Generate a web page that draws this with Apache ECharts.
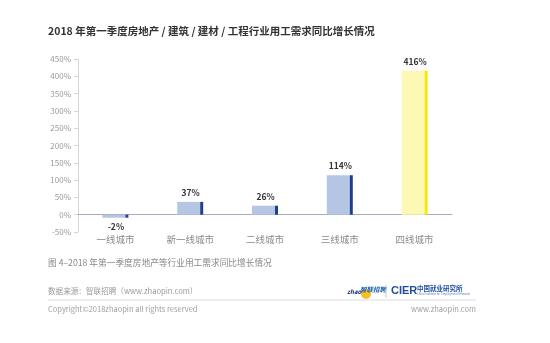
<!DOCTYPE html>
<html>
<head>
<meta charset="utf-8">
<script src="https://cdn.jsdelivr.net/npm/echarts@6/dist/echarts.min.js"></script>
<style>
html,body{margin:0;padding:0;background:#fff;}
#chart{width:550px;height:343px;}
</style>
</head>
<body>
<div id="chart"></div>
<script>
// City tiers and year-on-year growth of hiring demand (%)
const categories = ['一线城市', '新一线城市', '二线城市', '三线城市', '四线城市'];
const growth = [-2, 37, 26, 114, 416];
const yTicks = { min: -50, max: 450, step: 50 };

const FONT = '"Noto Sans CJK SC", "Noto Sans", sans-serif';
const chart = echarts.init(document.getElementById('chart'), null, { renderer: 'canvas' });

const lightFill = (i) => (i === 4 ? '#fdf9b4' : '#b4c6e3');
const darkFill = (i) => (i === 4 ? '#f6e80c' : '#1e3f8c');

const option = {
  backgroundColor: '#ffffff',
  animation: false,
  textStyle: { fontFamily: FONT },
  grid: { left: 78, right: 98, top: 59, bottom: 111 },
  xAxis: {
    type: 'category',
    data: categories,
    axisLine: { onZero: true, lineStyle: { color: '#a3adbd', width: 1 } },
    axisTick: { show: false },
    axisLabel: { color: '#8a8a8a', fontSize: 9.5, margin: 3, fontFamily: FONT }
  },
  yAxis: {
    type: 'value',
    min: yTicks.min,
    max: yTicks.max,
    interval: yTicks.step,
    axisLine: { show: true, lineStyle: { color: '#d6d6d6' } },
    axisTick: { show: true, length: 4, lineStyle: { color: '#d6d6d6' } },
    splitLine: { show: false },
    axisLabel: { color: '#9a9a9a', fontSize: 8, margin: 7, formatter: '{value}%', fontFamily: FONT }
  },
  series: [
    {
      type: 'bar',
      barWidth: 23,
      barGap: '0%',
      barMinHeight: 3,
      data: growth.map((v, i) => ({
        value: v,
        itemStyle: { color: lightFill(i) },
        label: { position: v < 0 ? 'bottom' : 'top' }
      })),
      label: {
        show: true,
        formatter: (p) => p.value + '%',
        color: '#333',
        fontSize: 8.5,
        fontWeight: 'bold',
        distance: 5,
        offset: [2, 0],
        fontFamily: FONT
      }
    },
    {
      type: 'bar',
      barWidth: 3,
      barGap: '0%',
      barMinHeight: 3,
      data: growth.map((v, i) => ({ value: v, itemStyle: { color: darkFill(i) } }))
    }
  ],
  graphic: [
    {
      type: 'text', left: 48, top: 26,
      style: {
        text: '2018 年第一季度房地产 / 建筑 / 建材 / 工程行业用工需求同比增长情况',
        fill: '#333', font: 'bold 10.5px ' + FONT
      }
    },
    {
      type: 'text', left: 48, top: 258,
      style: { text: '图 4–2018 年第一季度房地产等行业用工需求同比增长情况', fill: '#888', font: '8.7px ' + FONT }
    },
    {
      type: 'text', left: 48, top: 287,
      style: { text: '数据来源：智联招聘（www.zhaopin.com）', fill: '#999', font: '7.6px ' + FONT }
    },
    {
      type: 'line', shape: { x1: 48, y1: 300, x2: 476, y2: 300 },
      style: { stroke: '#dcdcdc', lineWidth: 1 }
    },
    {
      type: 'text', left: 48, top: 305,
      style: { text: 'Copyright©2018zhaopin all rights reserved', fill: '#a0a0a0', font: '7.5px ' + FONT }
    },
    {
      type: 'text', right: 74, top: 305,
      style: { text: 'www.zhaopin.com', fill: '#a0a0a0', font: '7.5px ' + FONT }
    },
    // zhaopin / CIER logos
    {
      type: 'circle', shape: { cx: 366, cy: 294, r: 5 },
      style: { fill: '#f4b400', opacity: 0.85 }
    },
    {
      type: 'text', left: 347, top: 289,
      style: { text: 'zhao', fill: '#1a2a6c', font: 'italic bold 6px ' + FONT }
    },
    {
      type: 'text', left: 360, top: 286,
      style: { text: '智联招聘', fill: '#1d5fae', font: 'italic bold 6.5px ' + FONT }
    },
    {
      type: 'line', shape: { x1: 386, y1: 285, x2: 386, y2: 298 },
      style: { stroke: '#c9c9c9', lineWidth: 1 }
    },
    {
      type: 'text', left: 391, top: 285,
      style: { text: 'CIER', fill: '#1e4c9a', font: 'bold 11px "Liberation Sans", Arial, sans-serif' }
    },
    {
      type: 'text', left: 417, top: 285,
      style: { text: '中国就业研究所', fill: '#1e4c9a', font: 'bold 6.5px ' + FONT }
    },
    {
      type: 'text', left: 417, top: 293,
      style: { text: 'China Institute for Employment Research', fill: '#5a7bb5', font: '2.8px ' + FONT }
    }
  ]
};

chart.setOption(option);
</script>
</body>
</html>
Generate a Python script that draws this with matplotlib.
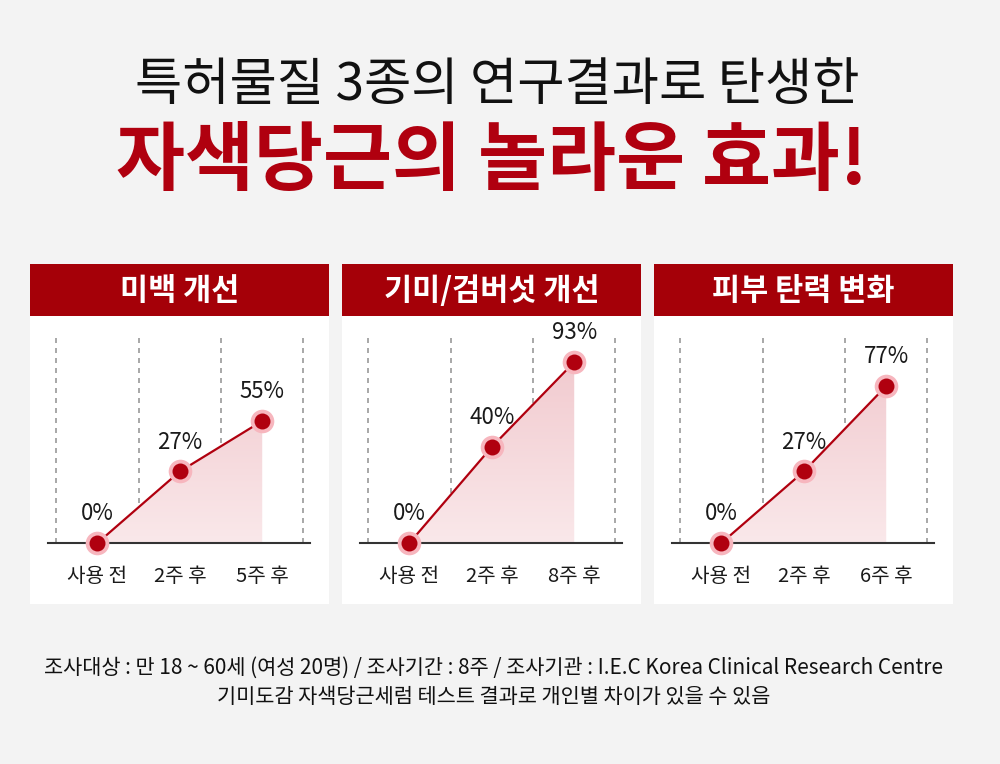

□ □ □ □

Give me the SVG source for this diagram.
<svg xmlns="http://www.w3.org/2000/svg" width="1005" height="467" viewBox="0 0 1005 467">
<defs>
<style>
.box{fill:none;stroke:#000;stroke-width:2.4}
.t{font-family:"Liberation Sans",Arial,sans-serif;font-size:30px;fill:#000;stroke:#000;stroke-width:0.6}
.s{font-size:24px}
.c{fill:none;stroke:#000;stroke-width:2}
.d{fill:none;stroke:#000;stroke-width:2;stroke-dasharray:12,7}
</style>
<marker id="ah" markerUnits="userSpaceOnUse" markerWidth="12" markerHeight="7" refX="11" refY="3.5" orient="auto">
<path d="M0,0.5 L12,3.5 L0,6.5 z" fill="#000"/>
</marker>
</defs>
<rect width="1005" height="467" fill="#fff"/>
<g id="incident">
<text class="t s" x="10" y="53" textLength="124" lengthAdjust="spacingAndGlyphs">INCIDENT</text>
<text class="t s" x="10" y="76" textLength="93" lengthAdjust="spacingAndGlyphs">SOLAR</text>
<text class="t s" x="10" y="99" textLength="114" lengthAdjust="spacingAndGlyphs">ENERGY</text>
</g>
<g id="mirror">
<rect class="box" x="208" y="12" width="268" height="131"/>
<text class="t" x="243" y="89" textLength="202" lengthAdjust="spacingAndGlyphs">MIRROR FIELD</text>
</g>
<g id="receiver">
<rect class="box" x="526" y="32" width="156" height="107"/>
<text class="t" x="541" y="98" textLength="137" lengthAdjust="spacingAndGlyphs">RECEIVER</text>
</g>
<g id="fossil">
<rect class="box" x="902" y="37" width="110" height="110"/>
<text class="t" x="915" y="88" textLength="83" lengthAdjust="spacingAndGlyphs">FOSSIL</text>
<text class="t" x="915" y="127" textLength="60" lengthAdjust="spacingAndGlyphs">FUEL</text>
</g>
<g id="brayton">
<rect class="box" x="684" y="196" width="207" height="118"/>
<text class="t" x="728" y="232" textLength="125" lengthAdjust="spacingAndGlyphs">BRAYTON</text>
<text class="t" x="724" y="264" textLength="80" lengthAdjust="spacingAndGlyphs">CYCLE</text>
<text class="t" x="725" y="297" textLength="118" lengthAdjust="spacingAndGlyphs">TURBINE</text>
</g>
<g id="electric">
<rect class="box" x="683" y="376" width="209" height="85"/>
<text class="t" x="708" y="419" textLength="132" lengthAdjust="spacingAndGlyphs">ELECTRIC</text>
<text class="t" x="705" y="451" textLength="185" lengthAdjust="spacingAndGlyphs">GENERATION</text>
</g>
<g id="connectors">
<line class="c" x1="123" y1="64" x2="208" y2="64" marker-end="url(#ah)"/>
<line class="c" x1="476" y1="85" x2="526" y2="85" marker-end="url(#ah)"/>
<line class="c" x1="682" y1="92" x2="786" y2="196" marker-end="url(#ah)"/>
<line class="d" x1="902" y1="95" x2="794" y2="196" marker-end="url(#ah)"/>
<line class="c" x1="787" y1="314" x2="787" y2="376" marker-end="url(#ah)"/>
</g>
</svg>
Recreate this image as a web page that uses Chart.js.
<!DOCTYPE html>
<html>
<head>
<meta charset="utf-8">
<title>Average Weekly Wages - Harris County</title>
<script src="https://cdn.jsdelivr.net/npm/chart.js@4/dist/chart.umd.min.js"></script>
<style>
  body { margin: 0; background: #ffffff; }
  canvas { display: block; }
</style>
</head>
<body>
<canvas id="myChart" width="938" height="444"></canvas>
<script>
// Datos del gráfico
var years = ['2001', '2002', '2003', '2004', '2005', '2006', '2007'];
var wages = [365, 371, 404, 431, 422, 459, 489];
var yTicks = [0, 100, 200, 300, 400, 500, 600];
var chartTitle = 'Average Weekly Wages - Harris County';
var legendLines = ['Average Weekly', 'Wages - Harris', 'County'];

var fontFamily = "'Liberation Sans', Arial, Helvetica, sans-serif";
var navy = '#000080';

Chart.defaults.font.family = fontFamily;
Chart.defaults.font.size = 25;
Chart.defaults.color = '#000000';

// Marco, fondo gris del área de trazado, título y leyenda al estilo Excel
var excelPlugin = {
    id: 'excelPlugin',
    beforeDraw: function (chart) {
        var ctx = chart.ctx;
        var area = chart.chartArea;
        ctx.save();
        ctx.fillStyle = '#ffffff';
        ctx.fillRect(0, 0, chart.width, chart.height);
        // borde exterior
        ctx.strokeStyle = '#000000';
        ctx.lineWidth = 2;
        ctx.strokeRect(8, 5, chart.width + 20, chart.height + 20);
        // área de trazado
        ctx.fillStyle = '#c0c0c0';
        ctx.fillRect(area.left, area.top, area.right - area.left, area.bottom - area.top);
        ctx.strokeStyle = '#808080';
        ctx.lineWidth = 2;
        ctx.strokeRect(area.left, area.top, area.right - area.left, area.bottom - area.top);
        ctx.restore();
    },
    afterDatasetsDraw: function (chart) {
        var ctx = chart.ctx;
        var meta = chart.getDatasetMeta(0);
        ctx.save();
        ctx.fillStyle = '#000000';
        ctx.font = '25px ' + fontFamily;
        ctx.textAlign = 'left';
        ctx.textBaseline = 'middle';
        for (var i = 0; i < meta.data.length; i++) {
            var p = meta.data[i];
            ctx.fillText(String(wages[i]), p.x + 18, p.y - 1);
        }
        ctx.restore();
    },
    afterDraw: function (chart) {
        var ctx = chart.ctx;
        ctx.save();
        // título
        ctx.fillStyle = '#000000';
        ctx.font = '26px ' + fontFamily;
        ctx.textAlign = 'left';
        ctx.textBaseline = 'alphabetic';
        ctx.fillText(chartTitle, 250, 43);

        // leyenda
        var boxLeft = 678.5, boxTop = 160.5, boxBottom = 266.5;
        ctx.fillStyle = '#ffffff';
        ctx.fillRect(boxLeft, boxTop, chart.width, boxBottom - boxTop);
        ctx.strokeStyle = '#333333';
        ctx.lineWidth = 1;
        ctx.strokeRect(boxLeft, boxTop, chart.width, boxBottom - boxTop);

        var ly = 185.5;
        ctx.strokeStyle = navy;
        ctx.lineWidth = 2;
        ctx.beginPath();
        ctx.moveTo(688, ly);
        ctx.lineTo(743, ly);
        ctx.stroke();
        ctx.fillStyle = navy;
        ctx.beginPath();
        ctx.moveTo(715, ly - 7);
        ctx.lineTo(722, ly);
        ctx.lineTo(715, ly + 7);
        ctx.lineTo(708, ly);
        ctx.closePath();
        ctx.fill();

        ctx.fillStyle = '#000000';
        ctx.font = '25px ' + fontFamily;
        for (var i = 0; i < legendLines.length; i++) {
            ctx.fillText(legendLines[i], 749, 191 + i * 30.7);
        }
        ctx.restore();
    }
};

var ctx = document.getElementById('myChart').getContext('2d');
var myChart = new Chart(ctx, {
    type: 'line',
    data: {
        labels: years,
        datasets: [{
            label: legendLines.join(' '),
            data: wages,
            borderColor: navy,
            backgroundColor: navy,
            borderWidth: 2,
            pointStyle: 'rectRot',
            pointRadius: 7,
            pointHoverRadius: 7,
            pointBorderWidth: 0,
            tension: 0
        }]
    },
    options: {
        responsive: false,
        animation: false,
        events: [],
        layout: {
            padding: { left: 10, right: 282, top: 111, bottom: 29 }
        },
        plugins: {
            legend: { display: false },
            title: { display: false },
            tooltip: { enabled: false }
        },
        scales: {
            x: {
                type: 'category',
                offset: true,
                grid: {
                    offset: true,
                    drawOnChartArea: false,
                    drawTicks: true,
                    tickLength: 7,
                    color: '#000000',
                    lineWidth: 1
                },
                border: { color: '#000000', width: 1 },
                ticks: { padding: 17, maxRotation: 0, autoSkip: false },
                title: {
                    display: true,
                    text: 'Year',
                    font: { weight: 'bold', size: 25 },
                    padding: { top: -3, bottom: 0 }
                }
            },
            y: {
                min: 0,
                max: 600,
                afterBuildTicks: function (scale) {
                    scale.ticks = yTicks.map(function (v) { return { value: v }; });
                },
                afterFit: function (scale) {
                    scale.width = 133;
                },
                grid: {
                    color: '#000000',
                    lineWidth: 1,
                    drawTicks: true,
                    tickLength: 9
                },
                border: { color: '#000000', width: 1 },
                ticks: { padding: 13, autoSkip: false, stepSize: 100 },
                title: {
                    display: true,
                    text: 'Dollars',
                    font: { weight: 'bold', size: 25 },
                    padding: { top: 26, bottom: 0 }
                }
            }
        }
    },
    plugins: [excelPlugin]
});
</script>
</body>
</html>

□ □ □ □

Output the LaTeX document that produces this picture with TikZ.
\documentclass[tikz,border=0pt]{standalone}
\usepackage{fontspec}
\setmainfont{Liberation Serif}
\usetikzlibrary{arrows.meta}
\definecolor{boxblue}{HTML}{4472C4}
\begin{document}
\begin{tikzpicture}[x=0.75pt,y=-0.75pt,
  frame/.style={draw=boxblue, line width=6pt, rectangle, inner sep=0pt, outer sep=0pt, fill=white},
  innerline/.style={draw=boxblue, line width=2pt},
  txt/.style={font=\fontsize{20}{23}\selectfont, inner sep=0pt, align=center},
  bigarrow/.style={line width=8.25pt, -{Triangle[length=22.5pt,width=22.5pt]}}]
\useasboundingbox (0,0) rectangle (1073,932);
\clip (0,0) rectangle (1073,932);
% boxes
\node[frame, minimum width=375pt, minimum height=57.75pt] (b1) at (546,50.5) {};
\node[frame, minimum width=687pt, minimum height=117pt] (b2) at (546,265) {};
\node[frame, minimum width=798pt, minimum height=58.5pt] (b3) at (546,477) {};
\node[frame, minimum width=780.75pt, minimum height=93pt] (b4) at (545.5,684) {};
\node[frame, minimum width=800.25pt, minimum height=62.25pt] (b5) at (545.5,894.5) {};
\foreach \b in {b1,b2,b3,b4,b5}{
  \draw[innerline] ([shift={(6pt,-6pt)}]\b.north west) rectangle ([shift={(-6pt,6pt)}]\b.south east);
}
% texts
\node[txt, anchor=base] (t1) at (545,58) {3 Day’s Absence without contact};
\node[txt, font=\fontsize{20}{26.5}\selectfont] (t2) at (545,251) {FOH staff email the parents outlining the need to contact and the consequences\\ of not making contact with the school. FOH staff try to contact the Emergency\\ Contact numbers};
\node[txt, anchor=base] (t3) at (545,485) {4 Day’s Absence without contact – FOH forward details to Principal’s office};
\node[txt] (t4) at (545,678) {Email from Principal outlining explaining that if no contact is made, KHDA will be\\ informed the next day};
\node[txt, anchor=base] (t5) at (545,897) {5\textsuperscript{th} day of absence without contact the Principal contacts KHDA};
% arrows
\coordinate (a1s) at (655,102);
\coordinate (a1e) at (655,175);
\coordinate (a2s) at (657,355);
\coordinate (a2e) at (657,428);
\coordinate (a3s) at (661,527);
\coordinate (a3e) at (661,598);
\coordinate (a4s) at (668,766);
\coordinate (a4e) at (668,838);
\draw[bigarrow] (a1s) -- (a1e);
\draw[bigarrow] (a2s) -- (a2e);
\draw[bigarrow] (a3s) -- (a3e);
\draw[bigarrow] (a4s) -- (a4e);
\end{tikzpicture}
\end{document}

□ □ □ □

▶ **WRITTEN TASK**:
Make an exact copy of the lines from the one holding "Generate a web" through the one holding "450, step: 50", end lines included, without the pictures.

▶ **EXERCISE RESPONSE**:
Generate a web page that draws this with Apache ECharts.
<!DOCTYPE html>
<html>
<head>
<meta charset="utf-8">
<script src="https://cdn.jsdelivr.net/npm/echarts@6/dist/echarts.min.js"></script>
<style>
html,body{margin:0;padding:0;background:#fff;}
#chart{width:550px;height:343px;}
</style>
</head>
<body>
<div id="chart"></div>
<script>
// City tiers and year-on-year growth of hiring demand (%)
const categories = ['一线城市', '新一线城市', '二线城市', '三线城市', '四线城市'];
const growth = [-2, 37, 26, 114, 416];
const yTicks = { min: -50, max: 450, step: 50 };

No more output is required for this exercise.